– Как ты себя чувствуешь? – осведомилась Первая Матерь.
– Да так, – отвечала Заря устало и безразлично. – Снилось всякое.
Она встала с кровати, беспардонно прошла прямо сквозь толпу ошалевших, удивленных зевак, добралась до общей кухни, вмиг умяла половину пирога с ягодами и вернулась обратно в кровать, по-прежнему не обращая никакого внимания на всеобщий, по ее же поводу, переполох. Не было сомнений: снова спит, но на сей раз – безо всякого беспокойства.

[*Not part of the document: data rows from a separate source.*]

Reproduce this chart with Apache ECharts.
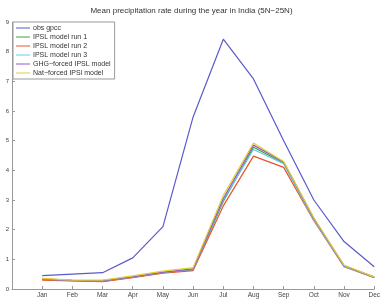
<!DOCTYPE html>
<html><head><meta charset="utf-8">
<script src="https://cdn.jsdelivr.net/npm/echarts@6/dist/echarts.min.js"></script>
<style>html,body{margin:0;padding:0;background:#fff}#c{width:383px;height:299px}</style>
</head><body><div id="c"></div>
<script>
var months = ['Jan','Feb','Mar','Apr','May','Jun','Jul','Aug','Sep','Oct','Nov','Dec'];
var yTicks = [0,1,2,3,4,5,6,7,8,9];
var seriesNames = ['obs gpcc','IPSL model run 1','IPSL model run 2','IPSL model run 3','GHG\u2212forced IPSL model','Nat\u2212forced IPSl model'];
var obsGpcc = [0.45,0.50,0.55,1.05,2.10,5.80,8.42,7.08,5.00,3.00,1.60,0.75];
var run1    = [0.32,0.28,0.26,0.40,0.55,0.64,2.95,4.78,4.25,2.35,0.78,0.40];
var run2    = [0.30,0.27,0.25,0.38,0.53,0.62,2.80,4.48,4.10,2.30,0.75,0.38];
var run3    = [0.33,0.29,0.27,0.41,0.56,0.66,3.00,4.70,4.22,2.33,0.77,0.39];
var ghg     = [0.34,0.29,0.28,0.42,0.57,0.68,3.05,4.85,4.28,2.38,0.79,0.40];
var nat     = [0.36,0.30,0.30,0.44,0.60,0.72,3.15,4.92,4.30,2.40,0.80,0.41];
var colors  = ['#5a5acb','#3aa34a','#e8542c','#62c8e8','#9a55c0','#e0d030'];
var allData = [obsGpcc, run1, run2, run3, ghg, nat];

var chart = echarts.init(document.getElementById('c'));
var series = allData.map(function(d, i){
  return {
    name: seriesNames[i], type: 'line', symbol: 'none',
    lineStyle: {width: 1.2, color: colors[i]}, itemStyle: {color: colors[i]},
    data: d.map(function(v, j){ return [j + 1, v]; })
  };
});
chart.setOption({
  animation: false,
  title: {text: 'Mean precipitation rate during the year in India (5N\u221225N)', left: 'center', top: 2,
    textStyle: {fontSize: 8, fontWeight: 'normal', color: '#333', fontFamily: 'Liberation Sans'}},
  grid: {left: 12, right: 4, top: 22, bottom: 10},
  legend: {
    orient: 'vertical', left: 13, top: 22, itemWidth: 14, itemHeight: 1, itemGap: 1,
    padding: [2, 4, 2, 3], borderColor: '#999', borderWidth: 1, backgroundColor: '#fff',
    icon: 'rect',
    textStyle: {fontSize: 7, lineHeight: 8, color: '#333', fontFamily: 'Liberation Sans', padding: [0,0,0,-2]},
    data: seriesNames
  },
  xAxis: {
    type: 'value', min: 0, max: 12, interval: 1,
    axisLine: {lineStyle: {color: '#999', width: 1}},
    axisTick: {inside: true, length: 3, lineStyle: {color: '#999'}},
    splitLine: {show: false},
    axisLabel: {fontSize: 6.5, color: '#444', margin: 3, fontFamily: 'Liberation Sans',
      formatter: function(v){ return v >= 1 && v <= 12 ? months[v - 1] : ''; }}
  },
  yAxis: {
    type: 'value', min: 0, max: 9, interval: 1,
    axisLine: {show: true, lineStyle: {color: '#999', width: 1}},
    axisTick: {show: true, inside: true, length: 3, lineStyle: {color: '#999'}},
    splitLine: {show: false},
    axisLabel: {fontSize: 6, color: '#444', margin: 3, fontFamily: 'Liberation Sans',
      formatter: function(v){ return yTicks.indexOf(v) >= 0 ? String(v) : ''; }}
  },
  series: series
});
</script></body></html>
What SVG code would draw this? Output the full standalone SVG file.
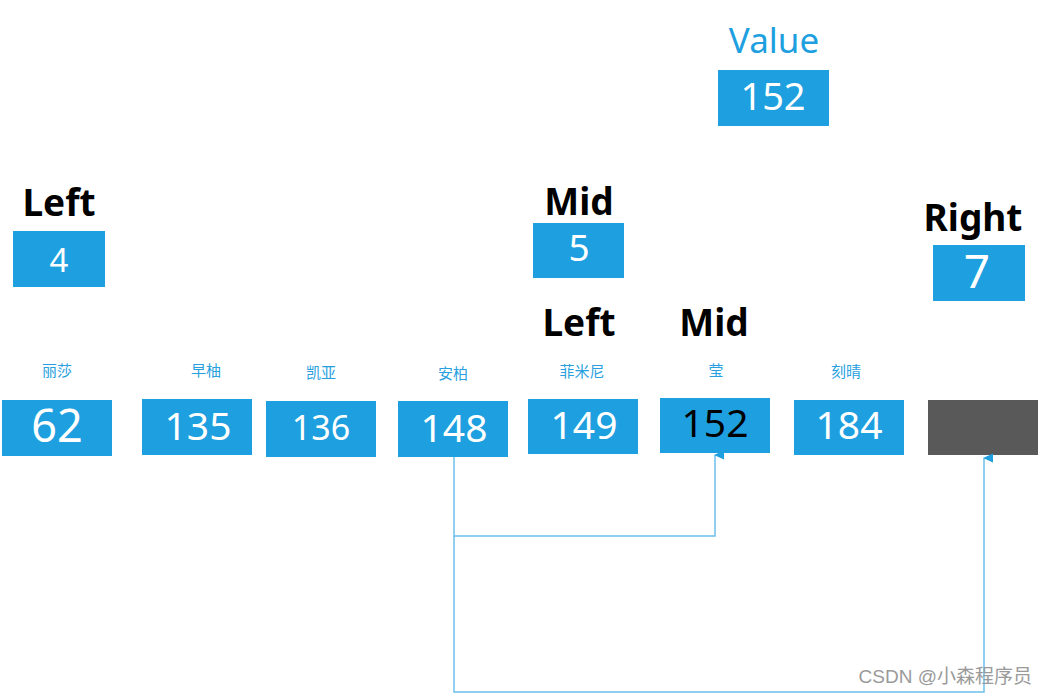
<svg xmlns="http://www.w3.org/2000/svg" width="1046" height="694" viewBox="0 0 1046 694">
<style>
.box{fill:#1ea0e0}
.num{font-family:"Noto Sans","Open Sans",sans-serif;fill:#fff;text-anchor:middle}
.lbl{font-family:"Noto Sans CJK SC",sans-serif;font-size:15px;fill:#2a9fe0;text-anchor:middle}
.hd{font-family:"Noto Sans","Liberation Sans",sans-serif;font-weight:bold;font-size:37px;fill:#000;text-anchor:middle}
.conn{fill:none;stroke:#6cc0ea;stroke-width:1.5}
</style>
<defs>
<marker id="arr" viewBox="0 0 10 10" refX="5" refY="1" markerWidth="10" markerHeight="10" orient="auto-start-reverse" markerUnits="userSpaceOnUse">
<path d="M0.5,10 L5,0 L9.5,10 Z" fill="#1e9fdf"/>
</marker>
</defs>
<rect width="1046" height="694" fill="#fff"/>

<g id="value">
<text x="774" y="53" font-family="Noto Sans, Open Sans, sans-serif" font-size="35" fill="#1e9fdf" text-anchor="middle">Value</text>
<rect class="box" x="718" y="70" width="111" height="56"/>
<text class="num" x="773" y="110" font-size="38">152</text>
</g>

<g id="left-top">
<text class="hd" x="59" y="216">Left</text>
<rect class="box" x="13" y="231" width="92" height="56"/>
<text class="num" x="59" y="272" font-size="33">4</text>
</g>

<g id="mid-top">
<text class="hd" x="579" y="215">Mid</text>
<rect class="box" x="533" y="223" width="91" height="55"/>
<text class="num" x="579" y="261" font-size="37">5</text>
</g>

<g id="right-top">
<text class="hd" x="973" y="231">Right</text>
<rect class="box" x="933" y="245" width="92" height="56"/>
<text class="num" x="977" y="288" font-size="46">7</text>
</g>

<g id="left-low"><text class="hd" x="579" y="336">Left</text></g>
<g id="mid-low"><text class="hd" x="714" y="336">Mid</text></g>

<g id="n0">
<text class="lbl" x="57" y="376">丽莎</text>
<rect class="box" x="2" y="400" width="110" height="56"/>
<text class="num" x="57" y="442" font-size="45">62</text>
</g>
<g id="n1">
<text class="lbl" x="206" y="376">早柚</text>
<rect class="box" x="142" y="399" width="110" height="56"/>
<text class="num" x="198" y="440" font-size="39">135</text>
</g>
<g id="n2">
<text class="lbl" x="321" y="378">凯亚</text>
<rect class="box" x="266" y="401" width="110" height="56"/>
<text class="num" x="321" y="440" font-size="34">136</text>
</g>
<g id="n3">
<text class="lbl" x="453" y="379">安柏</text>
<rect class="box" x="398" y="401" width="110" height="56"/>
<text class="num" x="454" y="442" font-size="39">148</text>
</g>
<g id="n4">
<text class="lbl" x="582" y="377">菲米尼</text>
<rect class="box" x="528" y="399" width="110" height="55"/>
<text class="num" x="584" y="439" font-size="39">149</text>
</g>
<g id="n5">
<text class="lbl" x="716" y="376">莹</text>
<rect class="box" x="660" y="398" width="110" height="55"/>
<text class="num" x="715" y="437" font-size="39" style="fill:#000">152</text>
</g>
<g id="n6">
<text class="lbl" x="846" y="377">刻晴</text>
<rect class="box" x="794" y="400" width="110" height="55"/>
<text class="num" x="849" y="439" font-size="39">184</text>
</g>
<g id="n7">
<rect x="928" y="400" width="110" height="55" fill="#595959"/>
</g>

<g id="connectors">
<path class="conn" d="M454,457 V536 H715 V455" marker-end="url(#arr)"/>
<path class="conn" d="M454,536 V692 H984 V458" marker-end="url(#arr)"/>
</g>

<text x="1032" y="683" font-family="Liberation Sans, Noto Sans CJK SC, sans-serif" font-size="19" fill="#9a9a9a" text-anchor="end">CSDN @小森程序员</text>
</svg>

Знахарь уже ворчливо затянул, что вот-де поэтому и не надо раньше времени, Вторая Матерь не преминула заметить силу Молитвы, и только Первая, рассудив правильно, прогнала всех собравшихся вон. К вечеру этого же дня следы внезапной лихорадки можно было найти только на опаленных ночью простынях, сама девочка утверждала, что ничего и не почувствовала, а в памяти жителей деревни хворь Зари осталась только как пугающее, но быстро и удачно разрешившееся происшествие.
Но через сорок четыре дня болезнь проявила себя вновь, еще пуще прежнего.

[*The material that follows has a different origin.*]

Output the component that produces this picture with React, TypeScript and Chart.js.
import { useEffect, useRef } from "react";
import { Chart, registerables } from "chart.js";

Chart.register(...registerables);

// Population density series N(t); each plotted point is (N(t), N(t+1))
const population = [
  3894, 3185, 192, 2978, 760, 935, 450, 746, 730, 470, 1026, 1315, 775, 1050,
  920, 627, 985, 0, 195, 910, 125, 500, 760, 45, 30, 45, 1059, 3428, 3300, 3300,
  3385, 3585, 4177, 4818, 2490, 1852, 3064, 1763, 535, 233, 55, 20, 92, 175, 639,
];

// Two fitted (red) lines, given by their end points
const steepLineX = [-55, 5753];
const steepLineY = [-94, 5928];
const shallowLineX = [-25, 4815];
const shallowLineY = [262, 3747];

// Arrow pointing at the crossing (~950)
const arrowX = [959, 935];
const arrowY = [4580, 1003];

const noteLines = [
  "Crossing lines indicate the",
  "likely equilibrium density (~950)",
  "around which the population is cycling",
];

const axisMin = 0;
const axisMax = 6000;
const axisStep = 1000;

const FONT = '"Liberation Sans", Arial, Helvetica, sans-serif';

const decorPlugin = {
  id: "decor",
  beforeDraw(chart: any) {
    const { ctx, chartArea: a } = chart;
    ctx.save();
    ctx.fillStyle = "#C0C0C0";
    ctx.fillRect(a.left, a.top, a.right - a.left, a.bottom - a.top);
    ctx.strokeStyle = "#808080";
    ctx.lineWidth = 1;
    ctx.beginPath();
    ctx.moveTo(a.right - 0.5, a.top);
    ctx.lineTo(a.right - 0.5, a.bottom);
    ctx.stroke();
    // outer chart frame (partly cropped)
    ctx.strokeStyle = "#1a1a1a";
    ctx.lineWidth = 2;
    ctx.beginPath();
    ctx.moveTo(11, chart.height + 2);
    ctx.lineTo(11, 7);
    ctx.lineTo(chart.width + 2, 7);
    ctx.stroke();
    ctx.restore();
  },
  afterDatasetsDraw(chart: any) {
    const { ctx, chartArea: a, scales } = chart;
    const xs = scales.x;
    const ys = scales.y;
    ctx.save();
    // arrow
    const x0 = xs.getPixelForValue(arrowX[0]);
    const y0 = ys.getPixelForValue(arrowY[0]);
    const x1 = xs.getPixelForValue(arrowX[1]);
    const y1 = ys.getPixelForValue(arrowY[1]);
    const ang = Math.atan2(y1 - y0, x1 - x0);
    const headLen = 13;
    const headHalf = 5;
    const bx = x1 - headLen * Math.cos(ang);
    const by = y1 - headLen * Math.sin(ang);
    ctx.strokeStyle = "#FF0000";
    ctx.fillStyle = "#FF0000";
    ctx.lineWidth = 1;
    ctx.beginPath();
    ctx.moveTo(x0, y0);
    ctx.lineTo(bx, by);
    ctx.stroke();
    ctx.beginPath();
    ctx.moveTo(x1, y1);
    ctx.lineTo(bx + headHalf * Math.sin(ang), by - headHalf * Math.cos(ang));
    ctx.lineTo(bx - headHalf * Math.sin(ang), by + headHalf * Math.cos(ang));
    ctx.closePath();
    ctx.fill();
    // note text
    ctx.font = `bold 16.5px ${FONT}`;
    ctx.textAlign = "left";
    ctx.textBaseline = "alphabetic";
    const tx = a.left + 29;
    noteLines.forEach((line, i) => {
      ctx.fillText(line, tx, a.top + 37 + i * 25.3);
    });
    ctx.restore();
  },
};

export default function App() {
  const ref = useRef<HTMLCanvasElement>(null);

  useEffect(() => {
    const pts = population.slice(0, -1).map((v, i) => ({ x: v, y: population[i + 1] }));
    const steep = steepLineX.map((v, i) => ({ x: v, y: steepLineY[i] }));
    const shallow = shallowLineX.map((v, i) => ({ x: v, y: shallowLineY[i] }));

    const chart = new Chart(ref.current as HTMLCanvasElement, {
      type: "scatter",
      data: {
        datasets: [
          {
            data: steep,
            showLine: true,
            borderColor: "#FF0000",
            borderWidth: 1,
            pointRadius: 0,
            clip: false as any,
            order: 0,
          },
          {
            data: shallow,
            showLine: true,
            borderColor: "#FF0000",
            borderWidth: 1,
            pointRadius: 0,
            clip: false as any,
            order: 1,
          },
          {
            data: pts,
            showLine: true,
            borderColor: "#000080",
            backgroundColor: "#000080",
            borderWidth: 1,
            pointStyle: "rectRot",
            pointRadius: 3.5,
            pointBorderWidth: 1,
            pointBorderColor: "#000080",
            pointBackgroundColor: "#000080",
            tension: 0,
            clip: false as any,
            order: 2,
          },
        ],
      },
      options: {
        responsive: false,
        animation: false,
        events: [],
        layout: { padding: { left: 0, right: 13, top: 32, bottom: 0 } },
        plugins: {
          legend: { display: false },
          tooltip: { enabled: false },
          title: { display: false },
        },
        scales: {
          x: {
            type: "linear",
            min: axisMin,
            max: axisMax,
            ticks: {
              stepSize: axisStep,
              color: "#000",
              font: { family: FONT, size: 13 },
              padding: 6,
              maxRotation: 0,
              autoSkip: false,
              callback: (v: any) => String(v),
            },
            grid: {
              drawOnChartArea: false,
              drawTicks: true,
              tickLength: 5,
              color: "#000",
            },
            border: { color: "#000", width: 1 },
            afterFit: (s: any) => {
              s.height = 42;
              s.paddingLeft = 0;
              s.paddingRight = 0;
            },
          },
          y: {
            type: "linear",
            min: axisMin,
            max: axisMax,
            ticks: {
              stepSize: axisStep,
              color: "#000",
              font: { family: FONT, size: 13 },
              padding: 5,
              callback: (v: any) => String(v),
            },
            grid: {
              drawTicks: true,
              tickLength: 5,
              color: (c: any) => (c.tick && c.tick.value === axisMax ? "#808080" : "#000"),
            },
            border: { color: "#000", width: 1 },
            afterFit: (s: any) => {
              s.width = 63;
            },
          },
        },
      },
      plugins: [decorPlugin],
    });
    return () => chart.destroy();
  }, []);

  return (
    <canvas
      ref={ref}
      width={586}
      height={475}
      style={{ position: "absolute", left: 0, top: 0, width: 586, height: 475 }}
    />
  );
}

От жара Зари дымилась древесина в избе и самопроизвольно зажигались фитили свечей, ее внутренний пламень уже не позволял держаться к ней хоть сколько-нибудь близко, а простыни горели и скукоживались, как подброшенная в костер кора, впрочем, совсем не повреждая кожу самой девочки. К полуночи Заря вновь начала бредить. Матери сокрушались: одним разом беда не обошлась, а Знахарь, не без причины, поминал нечистого. Держа в уме прошлую оказию, с кровопусканием не спешили, и точно: спустя сутки болезнь снова разрешилась сама собой, Заря выглядела усталой и показывала неуемный аппетит, но ничего помимо этого. Как следует выспавшись, Заря пошла играть к реке, никак не напомнив себя болезную.
И еще через полтора месяца лихорадка повторилась, и снова воздух вокруг горел, горела в нем Заря, а взрослые безропотно и ошарашенно наблюдали, не в силах чем-либо помочь рыжеволосой девочке. Здесь, на третий раз, Знахарь и распознал срок – ровно сорок четыре дня, приступ длился около суток, на половине пути Заря становилась беспокойной в бреду. Ничего до и ничего после, кроме голода и утомления, вполне естественных после жара. Он зарылся в книгах и трудах по медицине и врачеванию, проштудировал все, что было написано его предшественниками, но не нашел ни строчки хотя бы отдаленно похожего. Знахарь видел в хвори девочки систему, и эта система доказывала природное начало, но его беспокоило одно: при таком жаре живое должно умереть, но Заря не умирала. Что остается? Божественное или демоническое? Божественное ли?